Porsche has today confirmed that its highly successful LMP1 programme will be coming to the end following the 2017 season, with the German marque set to focus its WEC efforts on its GTE Pro programme with the 911 RSR as well as its commitment to the IMSA WeatherTech Sportscar Championship in the US. In addition, Porsche is also set to enter Formula E from 2019 with a fully works team.
The LMP1 team will remain “fully intact”, Porsche say, with works drivers such as André Lotterer, Brendon Hartley and Timo Bernhard staying with the team, presumably to spearhead the Formula E effort. “Building up the Le Mans team from scratch was a huge challenge,” said Fritz Enzinger, Vice President of the Porsche LMP1 team. “Over the years, we have developed an incredibly successful and professional team. This will be our basis going forward. I am certain that we will maintain our high level in Formula E. Confidence is high, and we are excited to get started”.
The decision follows Audi’s withdrawal from prototype racing at the end of last year and puts the ACO, organisers and promoters of the WEC, and the FIA in a quandary. With only one manufacture remaining in the top class of the WEC, Toyota, the series’ status as an official FIA World Championship may be under threat. Under FIA regulations, a series must have at least two manufacturers to be classified as a World Championship.
In a message of defiance and more than a tinge of irritation, the WEC lamented the loss of Porsche from the LMP1 scene but also promised that the 2018 season would be “quite exceptional”. “The ACO […] regrets this precipitous departure, as it does the abruptness of the decision from one of endurance racing’s most successful and lauded manufacturers,” it said in a statement. “This unprecedented 2018 World Championship will, without doubt, excite and enthuse competitors, partners and fans of endurance racing alike.”

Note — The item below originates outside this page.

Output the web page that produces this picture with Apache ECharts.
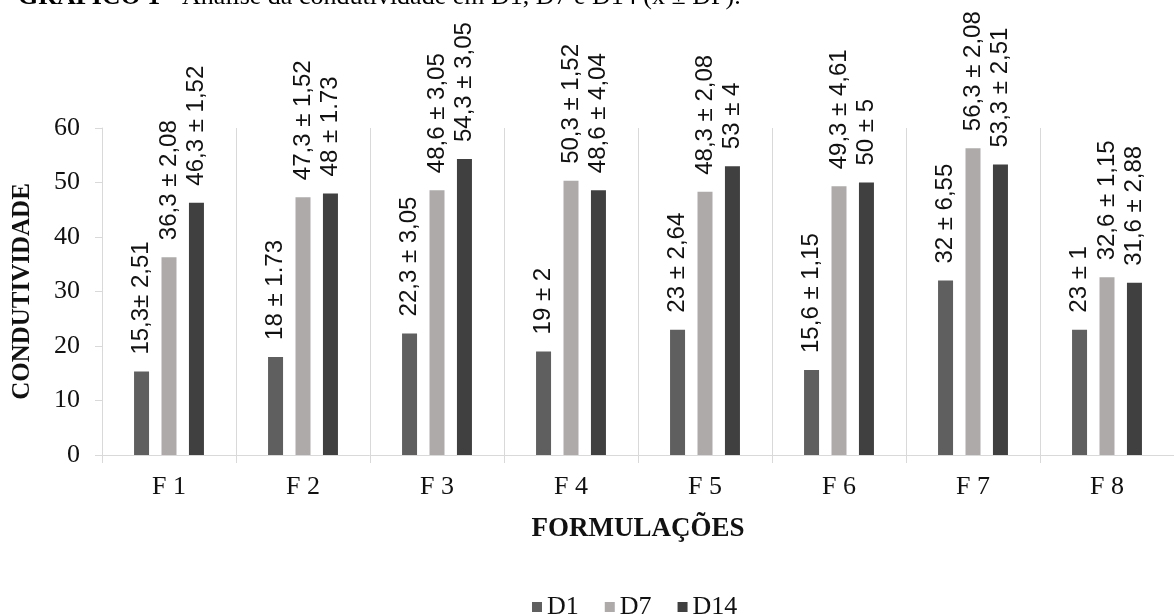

The ACO had only recently announced a new ruleset, set to take effect from the 2020 season, with a focus on plug-in hybrid technology and electric drive. Toyota, the sole remaining manufacturer, has been positive in the past about continuing its LMP1 programme, but has always maintained that there must be competition in the category. Peugeot remains a potential LMP1 competitor, but is believed to be aiming for further cost-cutting measures to be implemented in the rulebook before committing to a return to Le Mans and a maiden entry in the WEC.